Still, the dustup pales compared with the threat theater owners face from the move of entertainment to many screens from the silver screen. Though seeing a movie in a theater has its delights, the prospect of schlepping to a theater is giving way to the convenience of watching a film from on-demand services such as iTunes, Netflix and others.

The drama over distribution of “The Interview” may foretell a future that theater owners have been fearing. As Jason Lynch explains in Quartz:

“For years, premium video on-demand has been a white whale for studios, which have been unable to convince theater chain owners to grant any leeway in their traditional 90-day exclusive window after a film’s theatrical release. Those exhibitors have good reason to be worried: This year’s North American movie ticket sales fell 4%, to $10.5 billion, and one of the most reliable moviegoing demographics, kids and young adults ages 12 to 24, went to the movies 15% less often.”
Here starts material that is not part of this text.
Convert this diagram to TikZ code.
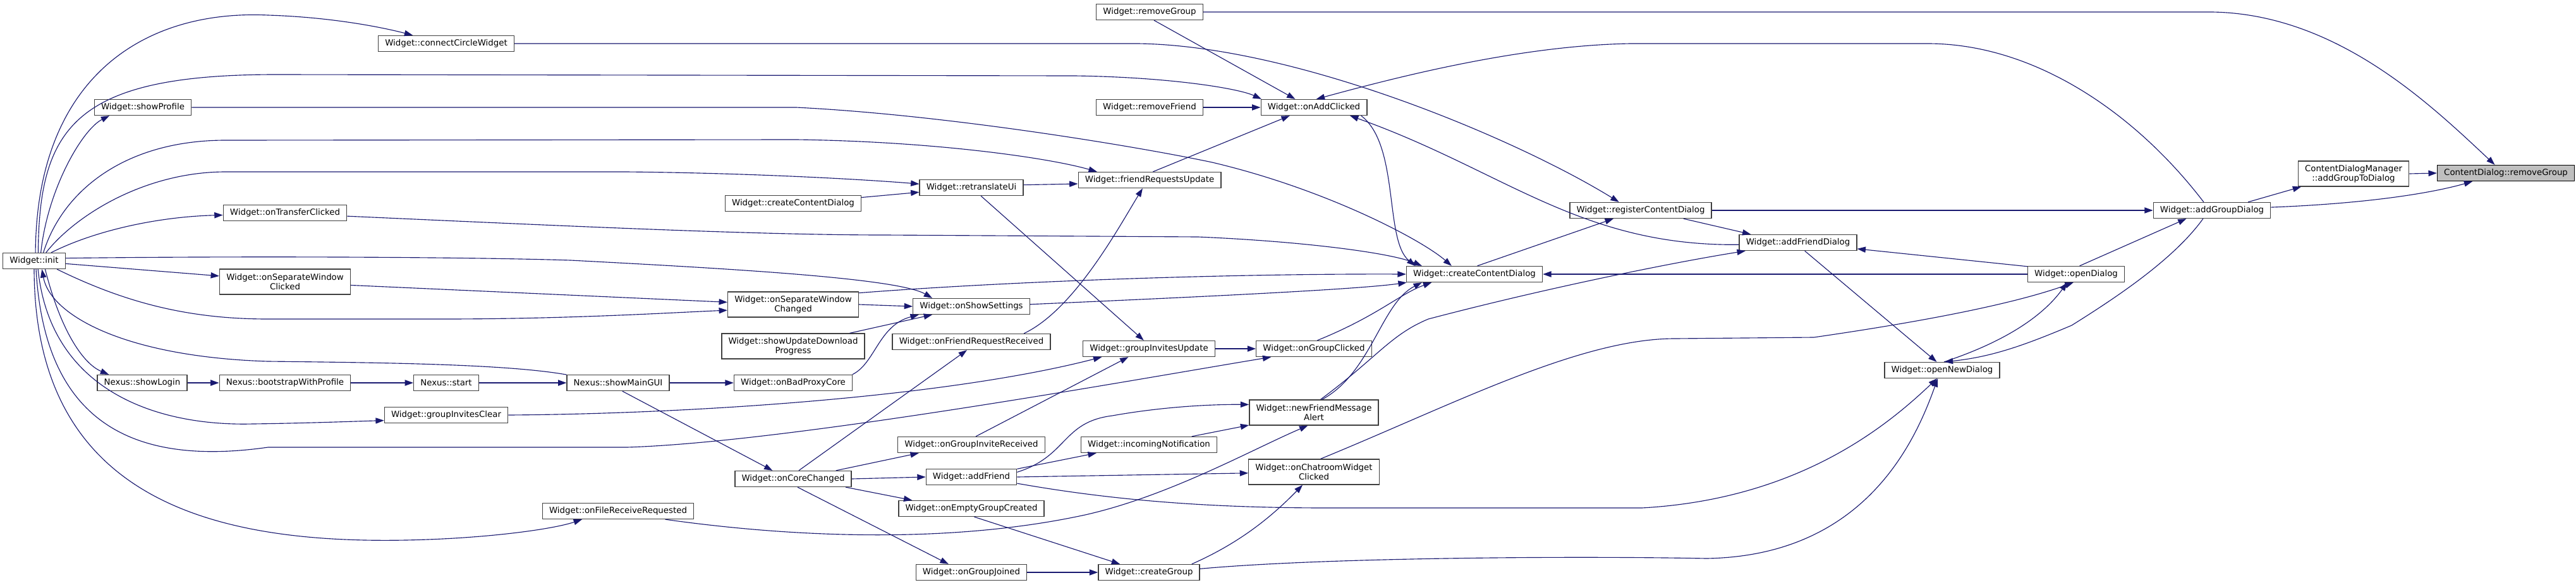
\documentclass[tikz,border=0pt]{standalone}
\usepackage{fontspec}
\setmainfont{DejaVu Sans}
\usetikzlibrary{arrows.meta}
\definecolor{edgeblue}{HTML}{191970}
\definecolor{boxline}{HTML}{404040}
\definecolor{rootgray}{HTML}{BFBFBF}
\tikzset{
  funcbox/.style={draw=boxline, fill=white, line width=1pt, inner xsep=8pt, inner ysep=2pt,
    minimum height=18.75pt, font=\fontsize{10}{11.5}\selectfont},
  twoline/.style={funcbox, align=center, minimum height=30pt},
  rootbox/.style={funcbox, fill=rootgray, draw=black},
  callline/.style={edgeblue, line width=0.85pt, -{Triangle[length=10pt,width=7pt]}}
}
\begin{document}
\begin{tikzpicture}[x=0.75pt, y=-0.75pt]
        \useasboundingbox (0,0) rectangle (4076,925);
        % 节点
        \node[funcbox] (init) at (54,413) {Widget::init};
        \node[funcbox] (connect) at (706,69) {Widget::connectCircleWidget};
        \node[funcbox] (showProfile) at (226,170) {Widget::showProfile};
        \node[funcbox] (onTransfer) at (451,337) {Widget::onTransferClicked};
        \node[twoline] (onSepClicked) at (451,446) {Widget::onSeparateWindow\\Clicked};
        \node[funcbox] (showLogin) at (225,606) {Nexus::showLogin};
        \node[funcbox] (bootstrap) at (451,606) {Nexus::bootstrapWithProfile};
        \node[funcbox] (nstart) at (706,606) {Nexus::start};
        \node[funcbox] (invClear) at (706,657) {Widget::groupInvitesClear};
        \node[funcbox] (createCDsmall) at (1255,322) {Widget::createContentDialog};
        \node[twoline] (onSepChanged) at (1255,482) {Widget::onSeparateWindow\\Changed};
        \node[twoline] (showUpdate) at (1255,548) {Widget::showUpdateDownload\\Progress};
        \node[funcbox] (showMainGUI) at (978,606) {Nexus::showMainGUI};
        \node[funcbox] (onBadProxy) at (1255,606) {Widget::onBadProxyCore};
        \node[funcbox] (onCoreChanged) at (1255,758) {Widget::onCoreChanged};
        \node[funcbox] (onFileRecv) at (978,809) {Widget::onFileReceiveRequested};
        \node[funcbox] (retranslate) at (1537,297) {Widget::retranslateUi};
        \node[funcbox] (onShowSettings) at (1537,485) {Widget::onShowSettings};
        \node[funcbox] (onFriendReqRecv) at (1537,541) {Widget::onFriendRequestReceived};
        \node[funcbox] (onGroupInvRecv) at (1537,704) {Widget::onGroupInviteReceived};
        \node[funcbox] (addFriend) at (1537,755) {Widget::addFriend};
        \node[funcbox] (onEmptyGroup) at (1537,805) {Widget::onEmptyGroupCreated};
        \node[funcbox] (onGroupJoined) at (1537,906) {Widget::onGroupJoined};
        \node[funcbox] (wRemoveGroup) at (1819,19) {Widget::removeGroup};
        \node[funcbox] (removeFriend) at (1819,170) {Widget::removeFriend};
        \node[funcbox] (friendReqUpd) at (1819,285) {Widget::friendRequestsUpdate};
        \node[funcbox] (invUpdate) at (1818,552) {Widget::groupInvitesUpdate};
        \node[funcbox] (incomingNotif) at (1818,704) {Widget::incomingNotification};
        \node[funcbox] (createGroup) at (1818,906) {Widget::createGroup};
        \node[funcbox] (onAddClicked) at (2079,170) {Widget::onAddClicked};
        \node[funcbox] (onGroupClicked) at (2079,552) {Widget::onGroupClicked};
        \node[twoline] (newFriendMsg) at (2079,653) {Widget::newFriendMessage\\Alert};
        \node[twoline] (onChatroom) at (2079,747) {Widget::onChatroomWidget\\Clicked};
        \node[funcbox] (createCD) at (2333,434) {Widget::createContentDialog};
        \node[funcbox] (registerCD) at (2596,333) {Widget::registerContentDialog};
        \node[funcbox] (addFriendDlg) at (2845,384) {Widget::addFriendDialog};
        \node[funcbox] (openNewDialog) at (3073,586) {Widget::openNewDialog};
        \node[funcbox] (openDialog) at (3285,434) {Widget::openDialog};
        \node[funcbox] (addGroupDlg) at (3500,333) {Widget::addGroupDialog};
        \node[twoline] (addGroupToDlg) at (3724,275) {ContentDialogManager\\::addGroupToDialog};
        \node[rootbox] (cdRemoveGroup) at (3965,274) {ContentDialog::removeGroup};
        % 水平连线
        \foreach \a/\b in {showLogin/bootstrap, bootstrap/nstart, nstart/showMainGUI,
            showMainGUI/onBadProxy, onSepChanged/onShowSettings, onCoreChanged/addFriend,
            removeFriend/onAddClicked, invUpdate/onGroupClicked, onGroupJoined/createGroup,
            registerCD/addGroupDlg, addGroupToDlg/cdRemoveGroup}
            \draw[callline] (\a.east) -- (\b.west);
        \draw[callline] (openDialog.west) -- (createCD.east);
        % Widget::init 出发的连线
        \draw[callline] (init.81) .. controls (58,120) and (230,15) .. (424,24) .. controls (520,27) and (600,42) .. (connect.166);
        \draw[callline] (init.64) .. controls (62,200) and (120,118) .. (437,118) -- (1700,120) .. controls (1850,122) and (1960,140) .. (onAddClicked.171);
        \draw[callline] (init.51) .. controls (75,300) and (130,205) .. (showProfile.194);
        \draw[callline] (init.42) .. controls (100,300) and (200,222) .. (357,222) -- (1260,221) .. controls (1480,224) and (1660,250) .. (friendReqUpd.171);
        \draw[callline] (init.35) .. controls (120,340) and (230,272) .. (357,272) -- (990,272) .. controls (1200,274) and (1380,285) .. (retranslate.176);
        \draw[callline] (init.26) .. controls (150,365) and (250,343) .. (onTransfer.182);
        \draw[callline] (init.5) .. controls (400,405) and (750,407) .. (903,412) .. controls (1150,425) and (1420,440) .. (onShowSettings.168);
        \draw[callline] (init.-5) -- (onSepClicked.175);
        \draw[callline] (init.-20) .. controls (200,480) and (300,505) .. (424,505) -- (700,505) .. controls (900,505) and (1060,495) .. (onSepChanged.185);
        \draw[callline] (init.-37) .. controls (95,520) and (130,575) .. (showLogin.166);
        \draw[callline] (showMainGUI.171) .. controls (800,576) and (600,574) .. (424,572) .. controls (200,565) and (80,500) .. (init.-47);
        \draw[callline] (init.-65) .. controls (80,620) and (250,675) .. (400,671) .. controls (480,670) and (560,667) .. (invClear.185);
        \draw[callline] (init.-77) .. controls (70,660) and (200,740) .. (424,708) -- (992,708) .. controls (1250,700) and (1800,600) .. (onGroupClicked.191);
        \draw[callline] (init.-90) .. controls (55,800) and (350,870) .. (700,853) .. controls (800,848) and (880,836) .. (onFileRecv.193);
        % 左侧其他连线
        \draw[callline] (connect.east) -- (1800,69) .. controls (2050,72) and (2400,220) .. (registerCD.159);
        \draw[callline] (showProfile.east) -- (1260,170) .. controls (1500,182) and (1800,232) .. (1918,257) .. controls (2100,300) and (2250,380) .. (createCD.160);
        \draw[callline] (onTransfer.-3) .. controls (900,358) and (1200,372) .. (1400,372) -- (1896,375) .. controls (2060,382) and (2200,400) .. (createCD.171);
        \draw[callline] (onSepClicked.-3) -- (onSepChanged.178);
        \draw[callline] (onSepChanged.10) .. controls (1600,445) and (1950,433) .. (createCD.west);
        \draw[callline] (showUpdate.13) -- (onShowSettings.192);
        \draw[callline] (onBadProxy.8) .. controls (1385,575) and (1390,515) .. (onShowSettings.189);
        \draw[callline] (onShowSettings.2) .. controls (1900,470) and (2150,458) .. (createCD.187);
        \draw[callline] (showMainGUI.-63) -- (onCoreChanged.158);
        \draw[callline] (onCoreChanged.56) -- (onFriendReqRecv.242);
        \draw[callline] (onCoreChanged.11) -- (onGroupInvRecv.189);
        \draw[callline] (onCoreChanged.-9) -- (onEmptyGroup.172);
        \draw[callline] (onCoreChanged.-62) -- (onGroupJoined.160);
        \draw[callline] (onFileRecv.-10) .. controls (1250,850) and (1500,862) .. (1717,815) .. controls (1850,785) and (1980,712) .. (newFriendMsg.245);
        \draw[callline] (createCDsmall.5) -- (retranslate.185);
        \draw[callline] (retranslate.3) -- (friendReqUpd.183);
        \draw[callline] (retranslate.-41) -- (invUpdate.122);
        \draw[callline] (onFriendReqRecv.9) .. controls (1700,490) and (1770,360) .. (friendReqUpd.230);
        \draw[callline] (friendReqUpd.68) -- (onAddClicked.199);
        \draw[callline] (wRemoveGroup.-62) -- (onAddClicked.156);
        \draw[callline] (invClear.east) .. controls (1100,655) and (1500,628) .. (invUpdate.190);
        \draw[callline] (onGroupInvRecv.62) -- (invUpdate.202);
        \draw[callline] (addFriend.10) -- (incomingNotif.189);
        \draw[callline] (incomingNotif.11) -- (newFriendMsg.191);
        \draw[callline] (addFriend.6) .. controls (1690,722) and (1680,668) .. (1760,658) .. controls (1850,642) and (1930,640) .. (newFriendMsg.173);
        \draw[callline] (addFriend.east) -- (onChatroom.181);
        \draw[callline] (onEmptyGroup.-71) -- (createGroup.164);
        \draw[callline] (createGroup.11) .. controls (1960,860) and (2010,820) .. (onChatroom.229);
        % 右侧连线
        \draw[callline] (onAddClicked.-10) .. controls (2215,230) and (2190,380) .. (createCD.172);
        \draw[callline] (newFriendMsg.58) .. controls (2170,590) and (2185,480) .. (createCD.189);
        \draw[callline] (onGroupClicked.68) .. controls (2180,500) and (2215,465) .. (createCD.191);
        \draw[callline] (newFriendMsg.63) .. controls (2180,565) and (2200,530) .. (2260,505) .. controls (2450,455) and (2650,415) .. (addFriendDlg.189);
        \draw[callline] (createCD.71) -- (registerCD.197);
        \draw[callline] (registerCD.-11) -- (addFriendDlg.170);
        \draw[callline] (openDialog.171) -- (addFriendDlg.-6);
        \draw[callline] (openDialog.67) -- (addGroupDlg.198);
        \draw[callline] (addFriendDlg.182) .. controls (2500,390) and (2380,270) .. (onAddClicked.-13);
        \draw[callline] (addGroupDlg.135) .. controls (3380,180) and (3220,69) .. (3050,69) -- (2580,69) .. controls (2400,72) and (2200,125) .. (onAddClicked.74);
        \draw[callline] (wRemoveGroup.east) -- (3500,19) .. controls (3700,22) and (3850,170) .. (cdRemoveGroup.143);
        \draw[callline] (addFriend.-8) .. controls (1750,790) and (1900,804) .. (2100,804) -- (2598,804) .. controls (2850,790) and (2990,670) .. (openNewDialog.238);
        \draw[callline] (createGroup.4) .. controls (2100,882) and (2500,880) .. (2700,884) .. controls (2950,880) and (3030,700) .. (openNewDialog.242);
        \draw[callline] (onChatroom.63) .. controls (2300,640) and (2500,536) .. (2650,536) -- (2870,534) .. controls (3050,508) and (3190,480) .. (openDialog.252);
        \draw[callline] (openNewDialog.77) .. controls (3190,535) and (3240,490) .. (openDialog.223);
        \draw[callline] (addGroupDlg.223) .. controls (3440,410) and (3350,470) .. (3278,515) .. controls (3200,548) and (3150,565) .. (openNewDialog.74);
        \draw[callline] (addFriendDlg.-51) -- (openNewDialog.123);
        \draw[callline] (addGroupDlg.13) -- (addGroupToDlg.194);
        \draw[callline] (addGroupDlg.3) .. controls (3750,322) and (3850,305) .. (cdRemoveGroup.194);
    \end{tikzpicture}
\end{document}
At issue is a shrinking of the period between the release of a film to theaters and its availability via streaming, DVD and other platforms. As of September 25, the window averaged three months and 27 days, according to the National Association of Theater Owners, a trade group. That’s down from roughly five months and 22 days in 1997.

The window matters to the profitability of moviemakers and theater owners, who all say they will see their profits shrink if the window continues to shorten.

Not surprisingly, the two camps find themselves on the same side of the issue. According to a letter signed in 2011 by 31 filmmakers, including Kathryn Bigelow, James Cameron, Christopher Nolan and Quentin Tarantino, among others:

“Major studios are struggling to replace the revenue lost by the declining value of DVD transactions. Low-cost rentals and subscriptions are undermining higher priced DVD sales and rentals. But the problem of declining revenue in home video will not be solved by importing into the theatrical window a distribution model that cannibalizes theatrical ticket sales.”

Hundreds of millions of dollars happen to be at stake, according to the group, which calls on the studio not to alter the “sequential distribution window” that forces moviegoers to see films in theaters first.

The theater chains adopt a similar stance. “We believe that a material contraction of the current theatrical release window could significantly dilute the consumer appeal of the in-theatre motion picture offering, which could have a material adverse effect on our business and results of operations,” Regal Entertainment Group, the largest exhibitor of films in the U.S. and Canada, wrote in its most recent annual report.

Of course, the straight-to-streaming of “The Interview” may foreshadow a reckoning for theater owners that industries from music to media continue to confront. Last spring, Jeffrey Katzenberg, the CEO of DreamWorks Animation, predicted a three-week window within a decade:

“A movie will come out and you will have 17 days, that’s exactly three weekends, which is 95% of the revenue for 98% of movies. On the 18th day, these movies will be available everywhere ubiquitously and you will pay for the size. A movie screen will be $15. A 75” TV will be $4.00. A smartphone will be $1.99. That enterprise that will exist throughout the world, when that happens, and it will happen, it will reinvent the enterprise of movies.”

The attack on Sony has unearthed information about the studio that may be unflattering to its executives. But whatever slew of embarrassments and security headaches for Sony, the attack reminds us that for exhibitors, the worst may be yet to come.